Measuring local mechanical properties of membranes applying coherent light projection moiré interferometry

Abstract

The bulge test is a versatile and reliable way to determine mechanical properties of thin films. It can be applied to obtain constitutive equations of the material at different ranges of deformation including time effects. It provides a biaxial state of stresses that is the prevailing condition in thin film operate. In this paper the bulge test information is retrieved with interferometric nano-moiré. A special set up was designed and built to pressurize a membrane in the platina of a conventional metrological microscope. The utilized field of view is 326 x 326 microns and the spatial resolution is 318 nanometers, the depth information is within 10 nanometers. An aluminum foil was cemented to a plate that has a circular aperture of 10 mm.
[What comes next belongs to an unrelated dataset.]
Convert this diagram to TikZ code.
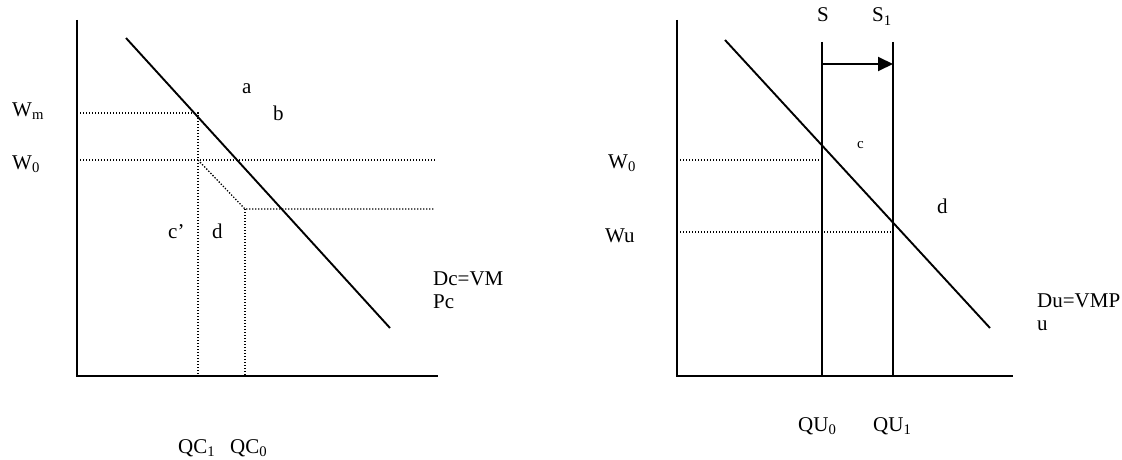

The foil was inflated to 3.5 psi at 0.5 psi intervals and images were recorded at each pressure level. Local properties of the deformed surface were compared with the results of the membrane theory by determining from the experimentally measured values the surface trend. The comparison shows that the membrane takes the parabolic trend with maximum observed deviation of 43 nm. At the testing pressure of 3.5 psi the calculated radius of curvature from the surface trend is 96.8 mm, while the theoretical radius of curvature according to the geometry and material properties of aluminum foil is 96.3 mm.